In a touch reminiscent of “Vertigo,” Eric is subject to acrophobia, as is shown when he unsteadily mounts the rotting stairs to his second-story bedroom (a trip Baxter refuses to attempt). But that’s a practical problem quickly eclipsed by occurrences that seem unnatural. Coming down in the morning, he finds a cup of hot tea awaiting him. Going to get water from a nearby spring, he discovers in it the wedding ring he’d thrown into a lake back on the mainland. He spies a figure creeping into the locked lighthouse and scurrying away by boat. Baxter disappears into the fog, and a search yields no result. The next morning he finds Glenys genially making him breakfast before being transformed into a murderous creature—or is it only a dream? He finds journals scribbled by previous holders of his job, one writing of a witch, another including a terrifying drawing of Baxter. And wandering in search of the dog, he comes upon a beached ship, empty apart from some scuttling, barely glimpsed figure.

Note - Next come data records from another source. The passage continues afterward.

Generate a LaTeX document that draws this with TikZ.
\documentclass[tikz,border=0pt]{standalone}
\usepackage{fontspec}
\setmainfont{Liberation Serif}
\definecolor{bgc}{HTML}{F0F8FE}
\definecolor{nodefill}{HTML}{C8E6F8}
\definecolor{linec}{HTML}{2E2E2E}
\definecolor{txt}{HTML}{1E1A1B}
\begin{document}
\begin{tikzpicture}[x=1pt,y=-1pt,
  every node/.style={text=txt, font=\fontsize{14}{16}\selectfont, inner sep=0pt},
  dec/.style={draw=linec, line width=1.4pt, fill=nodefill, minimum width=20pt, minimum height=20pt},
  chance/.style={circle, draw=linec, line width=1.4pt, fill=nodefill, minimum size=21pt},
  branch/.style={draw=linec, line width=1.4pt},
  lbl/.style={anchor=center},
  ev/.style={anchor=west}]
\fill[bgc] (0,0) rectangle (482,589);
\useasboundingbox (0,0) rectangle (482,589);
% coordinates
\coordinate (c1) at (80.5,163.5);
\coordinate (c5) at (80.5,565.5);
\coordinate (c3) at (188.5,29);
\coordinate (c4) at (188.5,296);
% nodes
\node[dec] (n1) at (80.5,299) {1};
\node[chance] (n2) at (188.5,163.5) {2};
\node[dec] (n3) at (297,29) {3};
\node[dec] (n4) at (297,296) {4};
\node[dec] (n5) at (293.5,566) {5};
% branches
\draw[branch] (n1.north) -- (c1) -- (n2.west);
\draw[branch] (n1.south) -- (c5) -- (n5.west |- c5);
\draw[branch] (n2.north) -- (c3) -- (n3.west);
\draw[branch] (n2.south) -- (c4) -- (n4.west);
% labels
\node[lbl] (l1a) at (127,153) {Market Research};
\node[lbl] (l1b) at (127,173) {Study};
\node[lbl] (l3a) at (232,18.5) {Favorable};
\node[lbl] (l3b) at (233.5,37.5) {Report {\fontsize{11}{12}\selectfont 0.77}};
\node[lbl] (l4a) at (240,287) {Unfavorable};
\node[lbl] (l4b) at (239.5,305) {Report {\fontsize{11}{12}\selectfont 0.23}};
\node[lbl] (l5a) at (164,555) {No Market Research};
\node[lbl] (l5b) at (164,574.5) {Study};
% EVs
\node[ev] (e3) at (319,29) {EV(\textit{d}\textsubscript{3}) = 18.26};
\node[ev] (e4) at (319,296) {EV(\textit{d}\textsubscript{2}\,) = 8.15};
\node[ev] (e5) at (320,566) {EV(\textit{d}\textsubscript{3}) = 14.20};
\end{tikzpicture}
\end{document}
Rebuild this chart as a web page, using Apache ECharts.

Unable to cope, Eric breaks into the lighthouse with a key he found on the derelict ship and turns on the light, attracting the attention of the surprised Fisher. But she doesn’t come to his rescue. Rushing back outside, he finds his sheep gutted and hung up on crossed wooden stakes, along with Baxter, and once back in the cottage he’s menaced by a robed figure that turns out to be Rachel. He tries to escape, setting her and the cottage ablaze, and attempts to swim out to Fisher’s ship, only to be dragged down by the ghost. But he somehow survives and is washed up on shore, where his limp body is found.
The film’s coda is foreshadowed in a caption that opens the film; it’s a verse drawn from Dante’s “Divine Comedy,” specifically the “Inferno.” Perhaps something from the “Purgatorio” might have been more suitable—certainly some frustrated viewers will consider the movie itself purgatorial. A final turn that returns Fisher to the action might be a bit of a reach even for admirers of the picture.
Overall, though, this agreeably ominous, impeccably crafted tale of guilt and punishment will be chillingly unnerving—for viewers who aren’t impatient for the next jump scare.